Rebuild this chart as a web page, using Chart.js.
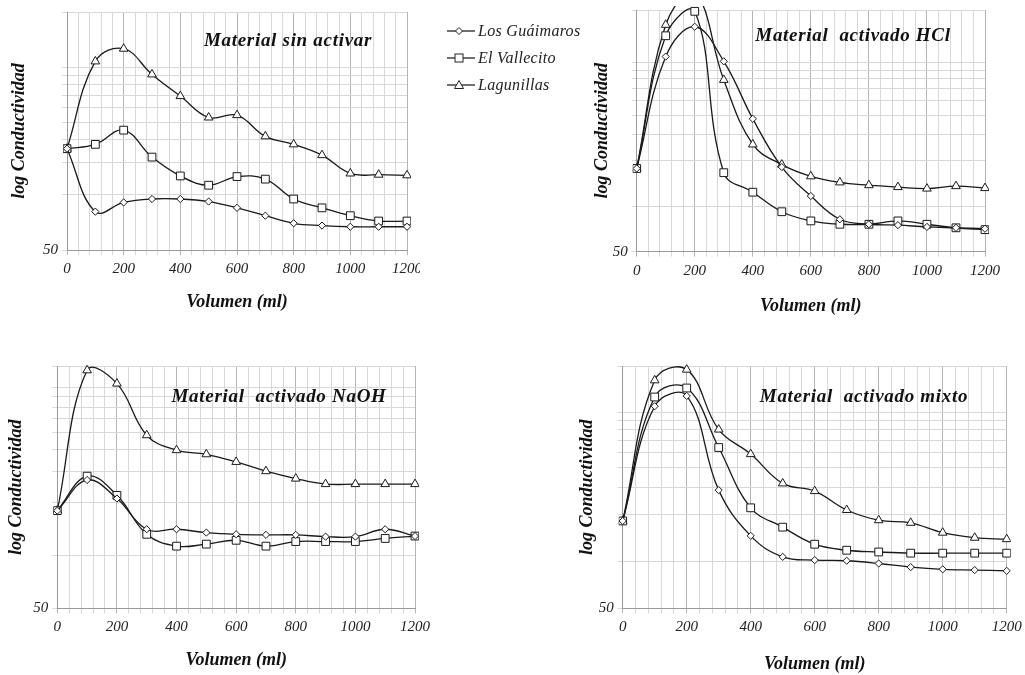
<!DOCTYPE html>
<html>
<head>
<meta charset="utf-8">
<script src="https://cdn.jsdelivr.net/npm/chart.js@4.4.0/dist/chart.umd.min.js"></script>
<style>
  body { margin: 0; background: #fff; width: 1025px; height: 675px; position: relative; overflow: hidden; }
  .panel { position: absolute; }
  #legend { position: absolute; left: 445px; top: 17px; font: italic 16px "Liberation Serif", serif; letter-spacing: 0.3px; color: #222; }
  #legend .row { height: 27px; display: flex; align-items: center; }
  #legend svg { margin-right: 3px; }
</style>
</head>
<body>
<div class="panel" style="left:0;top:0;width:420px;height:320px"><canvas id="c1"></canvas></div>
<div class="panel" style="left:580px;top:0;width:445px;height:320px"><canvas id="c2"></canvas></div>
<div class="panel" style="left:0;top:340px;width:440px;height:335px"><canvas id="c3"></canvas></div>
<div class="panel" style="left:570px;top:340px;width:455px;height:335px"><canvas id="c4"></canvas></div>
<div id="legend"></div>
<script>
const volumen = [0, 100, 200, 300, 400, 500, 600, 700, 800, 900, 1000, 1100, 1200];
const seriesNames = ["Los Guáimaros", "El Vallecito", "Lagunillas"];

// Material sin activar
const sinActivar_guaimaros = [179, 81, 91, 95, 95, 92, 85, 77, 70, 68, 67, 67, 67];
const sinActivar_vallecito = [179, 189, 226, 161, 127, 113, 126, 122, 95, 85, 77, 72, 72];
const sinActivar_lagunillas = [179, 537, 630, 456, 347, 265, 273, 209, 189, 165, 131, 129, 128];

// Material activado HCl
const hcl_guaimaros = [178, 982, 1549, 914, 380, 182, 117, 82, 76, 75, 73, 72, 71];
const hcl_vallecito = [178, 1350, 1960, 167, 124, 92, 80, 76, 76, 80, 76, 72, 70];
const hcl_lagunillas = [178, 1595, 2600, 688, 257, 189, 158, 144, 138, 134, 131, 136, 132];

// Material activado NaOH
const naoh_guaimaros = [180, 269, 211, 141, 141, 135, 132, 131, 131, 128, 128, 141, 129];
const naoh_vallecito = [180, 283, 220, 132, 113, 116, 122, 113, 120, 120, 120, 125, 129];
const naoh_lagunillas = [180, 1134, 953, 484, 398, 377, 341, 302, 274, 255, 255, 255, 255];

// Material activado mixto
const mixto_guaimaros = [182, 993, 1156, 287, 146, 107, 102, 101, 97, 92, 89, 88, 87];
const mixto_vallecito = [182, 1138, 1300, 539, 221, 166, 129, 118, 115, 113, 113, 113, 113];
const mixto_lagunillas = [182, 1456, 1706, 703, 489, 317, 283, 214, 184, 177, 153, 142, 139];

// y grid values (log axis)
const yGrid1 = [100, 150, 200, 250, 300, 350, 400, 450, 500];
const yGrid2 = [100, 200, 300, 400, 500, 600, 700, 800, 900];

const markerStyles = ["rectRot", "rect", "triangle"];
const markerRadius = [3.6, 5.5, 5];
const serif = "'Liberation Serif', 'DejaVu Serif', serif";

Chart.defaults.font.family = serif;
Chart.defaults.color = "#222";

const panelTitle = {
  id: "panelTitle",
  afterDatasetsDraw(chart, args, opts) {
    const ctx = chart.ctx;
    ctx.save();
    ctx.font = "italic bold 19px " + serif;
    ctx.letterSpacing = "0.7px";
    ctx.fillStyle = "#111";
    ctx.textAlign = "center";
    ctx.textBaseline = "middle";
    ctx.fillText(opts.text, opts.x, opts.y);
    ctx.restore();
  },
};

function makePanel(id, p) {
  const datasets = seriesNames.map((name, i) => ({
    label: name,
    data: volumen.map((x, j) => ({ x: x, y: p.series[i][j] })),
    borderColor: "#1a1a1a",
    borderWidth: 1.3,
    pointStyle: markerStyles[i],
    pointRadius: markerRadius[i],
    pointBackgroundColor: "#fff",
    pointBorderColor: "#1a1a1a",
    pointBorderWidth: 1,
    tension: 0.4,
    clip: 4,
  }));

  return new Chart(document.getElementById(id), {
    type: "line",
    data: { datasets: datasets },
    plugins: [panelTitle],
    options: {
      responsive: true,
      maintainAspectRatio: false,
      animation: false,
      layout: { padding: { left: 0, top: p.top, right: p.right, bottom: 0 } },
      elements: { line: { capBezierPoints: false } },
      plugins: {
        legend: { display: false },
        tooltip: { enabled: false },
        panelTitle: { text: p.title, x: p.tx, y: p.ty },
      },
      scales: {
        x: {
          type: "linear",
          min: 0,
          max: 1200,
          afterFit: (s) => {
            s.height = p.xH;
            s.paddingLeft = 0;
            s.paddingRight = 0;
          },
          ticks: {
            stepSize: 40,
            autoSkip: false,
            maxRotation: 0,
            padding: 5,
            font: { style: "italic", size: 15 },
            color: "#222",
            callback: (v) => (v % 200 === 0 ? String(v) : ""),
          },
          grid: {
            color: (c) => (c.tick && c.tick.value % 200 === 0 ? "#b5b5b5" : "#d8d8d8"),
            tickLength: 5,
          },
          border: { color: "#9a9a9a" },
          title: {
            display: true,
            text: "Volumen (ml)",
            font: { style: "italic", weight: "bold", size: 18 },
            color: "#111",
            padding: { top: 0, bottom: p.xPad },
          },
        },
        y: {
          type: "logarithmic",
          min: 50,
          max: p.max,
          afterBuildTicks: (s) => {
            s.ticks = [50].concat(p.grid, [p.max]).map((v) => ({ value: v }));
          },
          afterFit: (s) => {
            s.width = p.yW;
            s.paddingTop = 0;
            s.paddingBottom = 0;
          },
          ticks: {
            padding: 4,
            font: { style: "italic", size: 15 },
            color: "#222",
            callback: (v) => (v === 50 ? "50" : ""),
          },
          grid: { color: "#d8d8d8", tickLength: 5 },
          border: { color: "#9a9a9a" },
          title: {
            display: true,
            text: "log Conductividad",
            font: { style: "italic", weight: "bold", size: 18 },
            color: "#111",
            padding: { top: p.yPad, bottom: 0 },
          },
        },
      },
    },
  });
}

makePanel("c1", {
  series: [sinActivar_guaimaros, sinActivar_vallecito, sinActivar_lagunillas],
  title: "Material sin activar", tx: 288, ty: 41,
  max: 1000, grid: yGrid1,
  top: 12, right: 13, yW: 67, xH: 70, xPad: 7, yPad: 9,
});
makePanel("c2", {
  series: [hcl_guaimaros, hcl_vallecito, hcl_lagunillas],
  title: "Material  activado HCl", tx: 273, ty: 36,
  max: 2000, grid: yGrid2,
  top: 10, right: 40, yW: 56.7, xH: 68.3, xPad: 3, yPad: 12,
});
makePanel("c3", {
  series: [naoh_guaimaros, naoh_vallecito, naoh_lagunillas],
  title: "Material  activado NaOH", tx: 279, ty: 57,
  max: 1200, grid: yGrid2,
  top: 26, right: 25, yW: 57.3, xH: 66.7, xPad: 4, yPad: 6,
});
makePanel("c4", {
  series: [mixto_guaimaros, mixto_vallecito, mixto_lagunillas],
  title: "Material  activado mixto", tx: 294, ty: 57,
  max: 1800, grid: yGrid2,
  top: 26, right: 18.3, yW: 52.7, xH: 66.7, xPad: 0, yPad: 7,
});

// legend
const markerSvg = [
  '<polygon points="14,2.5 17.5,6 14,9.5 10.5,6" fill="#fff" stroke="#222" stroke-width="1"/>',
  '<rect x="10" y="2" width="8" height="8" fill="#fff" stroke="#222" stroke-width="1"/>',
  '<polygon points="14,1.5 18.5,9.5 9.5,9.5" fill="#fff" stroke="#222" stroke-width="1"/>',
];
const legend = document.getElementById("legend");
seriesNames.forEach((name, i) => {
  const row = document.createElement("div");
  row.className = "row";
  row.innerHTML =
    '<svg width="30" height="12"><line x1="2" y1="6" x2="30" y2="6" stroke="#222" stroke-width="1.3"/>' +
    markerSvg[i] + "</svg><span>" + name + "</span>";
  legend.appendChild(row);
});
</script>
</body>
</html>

* * * * * * *

Exercise description: Starting at the top of the listing above, reproduce each line up to and including the one with "131, 129, 128];"; omit the pictures.

The reply:
Rebuild this chart as a web page, using Chart.js.
<!DOCTYPE html>
<html>
<head>
<meta charset="utf-8">
<script src="https://cdn.jsdelivr.net/npm/chart.js@4.4.0/dist/chart.umd.min.js"></script>
<style>
  body { margin: 0; background: #fff; width: 1025px; height: 675px; position: relative; overflow: hidden; }
  .panel { position: absolute; }
  #legend { position: absolute; left: 445px; top: 17px; font: italic 16px "Liberation Serif", serif; letter-spacing: 0.3px; color: #222; }
  #legend .row { height: 27px; display: flex; align-items: center; }
  #legend svg { margin-right: 3px; }
</style>
</head>
<body>
<div class="panel" style="left:0;top:0;width:420px;height:320px"><canvas id="c1"></canvas></div>
<div class="panel" style="left:580px;top:0;width:445px;height:320px"><canvas id="c2"></canvas></div>
<div class="panel" style="left:0;top:340px;width:440px;height:335px"><canvas id="c3"></canvas></div>
<div class="panel" style="left:570px;top:340px;width:455px;height:335px"><canvas id="c4"></canvas></div>
<div id="legend"></div>
<script>
const volumen = [0, 100, 200, 300, 400, 500, 600, 700, 800, 900, 1000, 1100, 1200];
const seriesNames = ["Los Guáimaros", "El Vallecito", "Lagunillas"];

// Material sin activar
const sinActivar_guaimaros = [179, 81, 91, 95, 95, 92, 85, 77, 70, 68, 67, 67, 67];
const sinActivar_vallecito = [179, 189, 226, 161, 127, 113, 126, 122, 95, 85, 77, 72, 72];
const sinActivar_lagunillas = [179, 537, 630, 456, 347, 265, 273, 209, 189, 165, 131, 129, 128];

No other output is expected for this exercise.